Jim Patterson was the main system administrator and one of my bosses. Unfortunately, it didn’t take me long to realize that the job wasn’t for me. Specificially, the world of defense wasn’t for me; I just wasn’t interested in what everybody was working on. But even though I wasn’t terribly happy with the work, I’m very glad I took the job. Jim was a great mentor, and I learned a lot about system administration from him. I think every programmer should have some sysadmin experience; I’m convinced it makes you a better programmer.
The IRIX version of Unix that SGI shipped with their boxes was considered state of the art for its time. Very stable (at least the 4.0 version that I initially used), and easy to program to. Even so, it taught me to avoid some things. Specifically, NFS and NIS never seemed to work correctly. NFS, in particular, would cause machines to freeze up randomly. It was such a pain that I vowed to never use NFS voluntarily again. And I haven’t used it since.
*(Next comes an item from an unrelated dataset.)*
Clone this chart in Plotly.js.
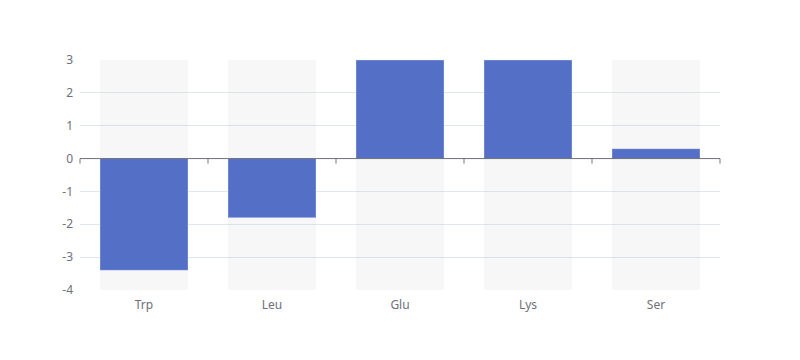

How did this experience effect the architecture of ONElist and, now, Bloglines? NFS is used to distribute access to a partition (ie. data) to multiple machines. Instead of using NFS, I take two approaches. For read-only information, I copy files between machines and have the programs just read them off the local disk. It’s simple and scales very well, as long as you’re not copying huge amounts of data every 10 seconds or so.
In the other case, where I’m dealing with either large quantities of information, or re-writable data, I create simple client/server applications. Yes, this can be a bit of work the first time you do it, but it’s easy enough to create a library that makes creating these client/server pairs really easy. By doing this, you can also instrument them so that you can get all sorts of statistics that you’d be hard pressed to get using NFS. For each server, I also have a ‘ping’ application that queries the server for various statistics. The servers get pinged once a minute, and are hooked up to a monitoring/paging system, so we know quickly if there’s a problem.
There are many other design decisions that must be made when building a scalable on-line service, like how you will partition and distribute the various data, but I’ve procrastinated enough for today. Time to get back to work.